Akletmek, Aklı Kullanmak .

Akletmek

Akletmek, Aklı
Kullanmak



Akletmek gerçek ilim sahibi olanların
niteliğidir. Gerçek akıl sahipleri, gerçek âlimlerdir.

"Biz meseleleri insanlar için açıklıyoruz, ama
onları âlimlerden başkası akletmez."
(Ankebut: 29/43)

Aklın görevi; araştırma, düşünme ve gerçeği
bulmadır. Araştırmayan, düşünmeyen akıl, görevini yerine getirmemiş akıldır ki,
sahibini hayvandan daha aşağı duruma sürükler. Akıl çalışmayınca görevini yerine
getiremez ve sahibini taklid bataklığına düşürür. Taklid ise, araştırma ve
düşünmenin baş düşmanıdır. Allah, kitabında taklidi, donukluğu kınarken;
araştırıcı aklı övmektedir. İslam taklidçiliğe karşı çıkmıştır. Çünkü
taklidçilik, Allah'ın insana en büyük nimetlerinden olan aklı kullanmamak,
başkalarına körü körüne uymaktır.

Allah ile birlikte başka bir ilâhın olmadığını
akıl bulmak zorundadır. O'nun asıl görevi bu yüce gerçeği bulmak ve ona göre
yaşamaktır. Akıl Allah'ı bulmanın yanında O'na şükretmeyi de bilecektir. Aklı
ile Allah'ı bulan ve O'na şükreden sıkıntıda olsa da bahtiyardır.

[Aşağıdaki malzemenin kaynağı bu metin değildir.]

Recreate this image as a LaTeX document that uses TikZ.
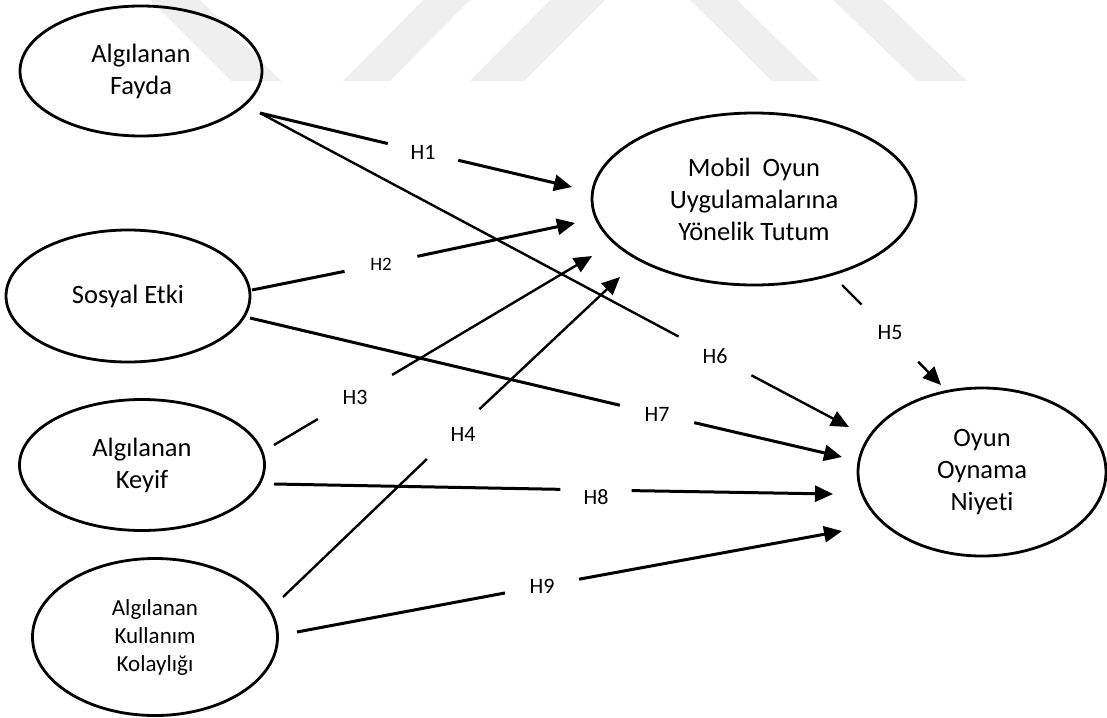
\documentclass[tikz,border=0pt]{standalone}
\usepackage{fontspec}
\setmainfont{Carlito}[Ligatures={NoCommon}]
\usetikzlibrary{shapes.geometric,arrows.meta}
\definecolor{wm}{RGB}{239,239,239}
\begin{document}
\begin{tikzpicture}[x=1pt,y=-1pt,
  ell/.style={draw,ellipse,line width=2.8pt,inner sep=0pt,align=center,font=\fontsize{26.5}{32}\selectfont},
  hlab/.style={circle,inner sep=0pt,font=\fontsize{22}{26}\selectfont},
  conn/.style={line width=3.0pt},
  connlight/.style={line width=2.4pt},
  arr/.style={-{Triangle[length=18pt,width=16pt]}}
]
\useasboundingbox (0,0) rectangle (1107,717);
\fill[white] (0,0) rectangle (1107,717);
% watermark bands
\fill[wm] (150,0) -- (200,0) -- (281,81) -- (231,81) -- cycle;
\fill[wm] (423,0) -- (470,0) -- (390,81) -- (343,81) -- cycle;
\fill[wm] (550,0) -- (605,0) -- (524,81) -- (470,81) -- cycle;
\fill[wm] (690,0) -- (737,0) -- (820,81) -- (772,81) -- cycle;
\fill[wm] (833,0) -- (883,0) -- (967,81) -- (917,81) -- cycle;

% construct nodes
\node[ell,minimum width=242pt,minimum height=130pt] (fayda) at (141,71) {Algılanan\\Fayda};
\node[ell,minimum width=244pt,minimum height=132pt] (sosyal) at (128,296) {Sosyal Etki};
\node[ell,minimum width=245pt,minimum height=131pt] (keyif) at (142,465) {Algılanan\\Keyif};
\node[ell,minimum width=245pt,minimum height=157pt,font=\fontsize{23}{28}\selectfont] (kolay) at (155,637) {Algılanan\\Kullanım\\Kolaylığı};
\node[ell,minimum width=324pt,minimum height=172pt] (tutum) at (754,199) {Mobil\ \ Oyun\\Uygulamalarına\\Yönelik Tutum};
\node[ell,minimum width=248pt,minimum height=168pt] (niyet) at (982,472) {Oyun\\Oynama\\Niyeti};

% connector end points
\coordinate (s1) at (260,113);
\coordinate (e1) at (572,187);
\coordinate (e6) at (849,427);
\coordinate (s2) at (252,290);
\coordinate (e2) at (575,223);
\coordinate (s7) at (250,318);
\coordinate (e7) at (842,457);
\coordinate (s3) at (274,445);
\coordinate (e3) at (592,256);
\coordinate (s4) at (283,597);
\coordinate (e4) at (620,277);
\coordinate (s5) at (842,285);
\coordinate (e5) at (941,385);
\coordinate (s8) at (274,484);
\coordinate (e8) at (833,494);
\coordinate (s9) at (297,632);
\coordinate (e9) at (842,531);

% labels (they also open the gaps in the lines)
\node[hlab,minimum size=72pt] (l1) at (423,152) {H1};
\node[hlab,minimum size=82pt] (l6) at (715,356) {H6};
\node[hlab,minimum size=74pt,font=\fontsize{19}{22}\selectfont] (l2) at (381,264) {H2};
\node[hlab,minimum size=76pt] (l7) at (657,414) {H7};
\node[hlab,minimum size=86pt] (l3) at (355,397) {H3};
\node[hlab,minimum size=72pt] (l4) at (453,434) {\hspace*{20pt}H4};
\node[hlab,minimum size=80pt] (l5) at (890,333) {H5};
\node[hlab,minimum size=71pt] (l8) at (596,490) {\rule{0pt}{30pt}H8};
\node[hlab,minimum size=75pt] (l9) at (542,586) {H9};

% connectors
\draw[conn] (s1) -- (l1);
\draw[conn,arr] (l1) -- (e1);
\draw[connlight] (s1) -- (l6);
\draw[connlight,arr] (l6) -- (e6);
\draw[conn] (s2) -- (l2);
\draw[conn,arr] (l2) -- (e2);
\draw[conn] (s7) -- (l7);
\draw[conn,arr] (l7) -- (e7);
\draw[connlight] (s3) -- (l3);
\draw[connlight,arr] (l3) -- (e3);
\draw[connlight] (s4) -- (l4);
\draw[connlight,arr] (l4) -- (e4);
\draw[connlight] (s5) -- (l5);
\draw[connlight,arr] (l5) -- (e5);
\draw[conn] (s8) -- (l8);
\draw[conn,arr] (l8) -- (e8);
\draw[conn] (s9) -- (l9);
\draw[conn,arr] (l9) -- (e9);
\end{tikzpicture}
\end{document}
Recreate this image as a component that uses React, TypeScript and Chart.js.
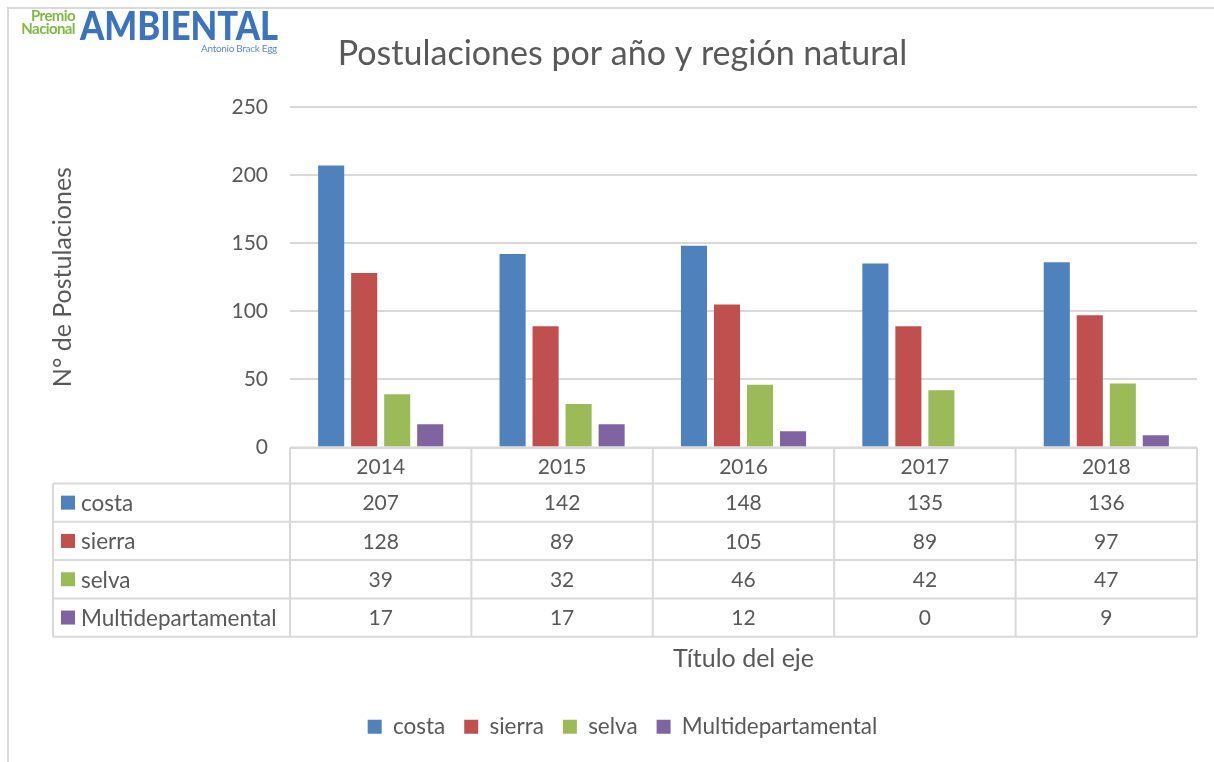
import React, { useEffect, useRef } from "react";
import { Chart, registerables } from "chart.js";

Chart.register(...registerables);

const categories = ["2014", "2015", "2016", "2017", "2018"];
const seriesNames = ["costa", "sierra", "selva", "Multidepartamental"];
const costa = [207, 142, 148, 135, 136];
const sierra = [128, 89, 105, 89, 97];
const selva = [39, 32, 46, 42, 47];
const multidepartamental = [17, 17, 12, 0, 9];
const seriesValues = [costa, sierra, selva, multidepartamental];
const seriesColors = ["#4f81bd", "#c0504d", "#9bbb59", "#8064a2"];

const chartTitle = "Postulaciones por año y región natural";
const yAxisTitle = "N° de Postulaciones";
const xAxisTitle = "Título del eje";

const FONT = "Lato";
const TEXT = "#595959";
const LINE = "#d9d9d9";

const framePlugin = {
  id: "frame",
  beforeDraw(chart: any) {
    const { ctx, width, height } = chart;
    ctx.save();
    ctx.fillStyle = "#ffffff";
    ctx.fillRect(0, 0, width, height);
    ctx.strokeStyle = LINE;
    ctx.lineWidth = 2;
    ctx.beginPath();
    ctx.moveTo(8, height);
    ctx.lineTo(8, 8);
    ctx.lineTo(width, 8);
    ctx.stroke();
    ctx.restore();
  },
};

const tablePlugin = {
  id: "dataTable",
  afterDraw(chart: any) {
    const { ctx, chartArea } = chart;
    const x = chart.scales.x;
    const n = categories.length;
    const colW = x.width / n;
    const top = chartArea.bottom;
    const headerH = 36;
    const rowH = 38.3;
    const labelLeft = chartArea.left - 237;
    const tableBottom = top + headerH + rowH * seriesNames.length;
    const line = (x1: number, y1: number, x2: number, y2: number) => {
      ctx.beginPath();
      ctx.moveTo(x1, y1);
      ctx.lineTo(x2, y2);
      ctx.stroke();
    };
    ctx.save();
    ctx.strokeStyle = LINE;
    ctx.lineWidth = 2;
    line(x.left, top, x.right, top);
    for (let r = 0; r <= seriesNames.length; r++) {
      const y = top + headerH + r * rowH;
      line(labelLeft, y, x.right, y);
    }
    for (let i = 0; i <= n; i++) {
      const xx = x.getPixelForValue(Math.min(i, n - 1)) + (i === n ? colW / 2 : -colW / 2);
      line(xx, top, xx, tableBottom);
    }
    line(labelLeft, top + headerH, labelLeft, tableBottom);

    ctx.fillStyle = TEXT;
    ctx.textBaseline = "middle";
    seriesNames.forEach((name, r) => {
      const cy = top + headerH + r * rowH + rowH / 2;
      ctx.fillStyle = seriesColors[r];
      ctx.fillRect(labelLeft + 8, cy - 7, 14, 14);
      ctx.fillStyle = TEXT;
      ctx.textAlign = "left";
      ctx.font = `22.5px ${FONT}`;
      ctx.fillText(name, labelLeft + 28, cy + 1);
      ctx.textAlign = "center";
      ctx.font = `21px ${FONT}`;
      seriesValues[r].forEach((v, i) => {
        ctx.fillText(String(v), x.getPixelForValue(i), cy + 1);
      });
    });
    ctx.restore();
  },
};

export default function App() {
  const canvasRef = useRef<HTMLCanvasElement | null>(null);

  useEffect(() => {
    if (!canvasRef.current) return;
    const chart = new Chart(canvasRef.current, {
      type: "bar",
      data: {
        labels: categories,
        datasets: seriesNames.map((name, i) => ({
          label: name,
          data: seriesValues[i],
          backgroundColor: seriesColors[i],
          borderWidth: 0,
          categoryPercentage: 0.728,
          barPercentage: 0.79,
        })),
      },
      options: {
        animation: false,
        responsive: true,
        maintainAspectRatio: false,
        layout: { padding: { left: 48, right: 17, top: 0, bottom: 14 } },
        plugins: {
          title: {
            display: true,
            text: chartTitle,
            color: TEXT,
            font: { family: FONT, size: 34, weight: "normal" },
            padding: { top: 34, bottom: 32 },
          },
          legend: {
            position: "bottom",
            labels: {
              boxWidth: 14,
              boxHeight: 14,
              padding: 19,
              color: TEXT,
              font: { family: FONT, size: 22.5 },
            },
          },
          tooltip: { enabled: false },
        },
        scales: {
          x: {
            grid: { display: false, drawTicks: false },
            border: { display: false },
            ticks: { padding: 7, color: TEXT, font: { family: FONT, size: 21 } },
            title: {
              display: true,
              text: xAxisTitle,
              color: TEXT,
              font: { family: FONT, size: 25 },
              padding: { top: 0, bottom: 23 },
            },
            afterFit(scale: any) {
              scale.height = 249;
            },
          },
          y: {
            min: 0,
            max: 250,
            ticks: { stepSize: 50, padding: 22, color: TEXT, font: { family: FONT, size: 21 } },
            grid: { color: LINE, lineWidth: 2, drawTicks: false },
            border: { display: false },
            title: {
              display: true,
              text: yAxisTitle,
              color: TEXT,
              font: { family: FONT, size: 25 },
              padding: 0,
            },
            afterFit(scale: any) {
              scale.width = 242;
            },
          },
        },
      },
      plugins: [framePlugin, tablePlugin],
    });
    return () => chart.destroy();
  }, []);

  return (
    <div style={{ position: "absolute", left: 0, top: 0, width: 1214, height: 762 }}>
      <canvas ref={canvasRef} />
      <div style={{ position: "absolute", left: 10, top: 9, width: 65, textAlign: "right", color: "#7dbb42", fontFamily: FONT, fontWeight: 700, fontSize: 15, lineHeight: "13px", letterSpacing: -0.6 }}>
        <div>Premio</div>
        <div>Nacional</div>
      </div>
      <div style={{ position: "absolute", left: 80, top: 2, color: "#3b74bd", fontFamily: FONT, fontWeight: 900, fontSize: 40, lineHeight: "46px", transform: "scaleX(0.865)", transformOrigin: "left top", whiteSpace: "nowrap" }}>
        AMBIENTAL
      </div>
      <div style={{ position: "absolute", left: 201, top: 42, color: "#5b8bd0", fontFamily: FONT, fontSize: 10, lineHeight: "12px", letterSpacing: -0.3, whiteSpace: "nowrap" }}>
        Antonio Brack Egg
      </div>
    </div>
  );
}
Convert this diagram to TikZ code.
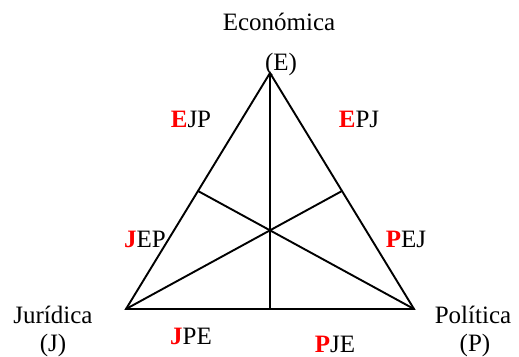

Allah'ı
bulamayan ise, bollukta olsa bile yine de bedbahttır.

Aslında gerçek akletme ve bilme gücüne sahip
olmayanlar, yani Allah'ın verdiği aklı kullanmayanlar, kafaları küflenmiş,
kalpleri mühürlenmiş ve mânevî pisliklerle kararmış olanlar, bilgi ve kültürleri
büyük zannedilse bile, gerçek cahillerdir.

"Onların bu konuda ilmi yok, sadece atıp
tutuyorlar." (Zuhruf: 43/20)

"Hevâsını ilâh edinen ve Allah'ın bir ilim üzere
sapıtıp, kulağını ve kalbini mühürleyip gözü üzerine de perde çektiği kimseyi
gördün mü?" (Câsiye: 45/23)

"Allah kalplerini mühürledi, artık bilmezler."
(Tevbe: 9/93)

"Allah, bilmeyenlerin kalplerini işte böyle
mühürler." (Rûm: 30/59)

Kâfirler ve müşrikler hiç akletmeyenlerdir;
kalbî duyularını bütün bütüne köreltenler, kalpleri mühürlenenlerdir.

"Allah katında hayvanların en şerlisi,
akletmeyen sağırlar ve dilsizlerdir." (Enfâl: 8/22)

"Sağır, dilsiz ve kördürler de, akletmezler."
(Bakara: 2/171)

"...Bunlardan bir grup vardı, Allah'ın
Kelamı'nı işitirlerdi de, onu aklettikten sonra, bile bile tahrif
ederlerdi." (Bakara: 2/75)

Akıllı olmayan ve aklını gereği gibi
kullanamayanlar şunlardır:

* Akıl - bâliğ olmayan küçük çocuklar.

* Akıl bakımından reşid olmayan zekâ özürlüler.

* Aklını yitirmiş olan deliler.

* Aklını kullanmak istemeyip körü körüne
başkalarını taklit edenler.

* Liderlerine, büyüklerine aşırı güvenip, kendi
yerine onların düşünmesini yeterli görenler.

* Kâfir ve müşrikler.[1]






[1]
Ahmet Kalkan, Kur'an Kavram Tefsiri.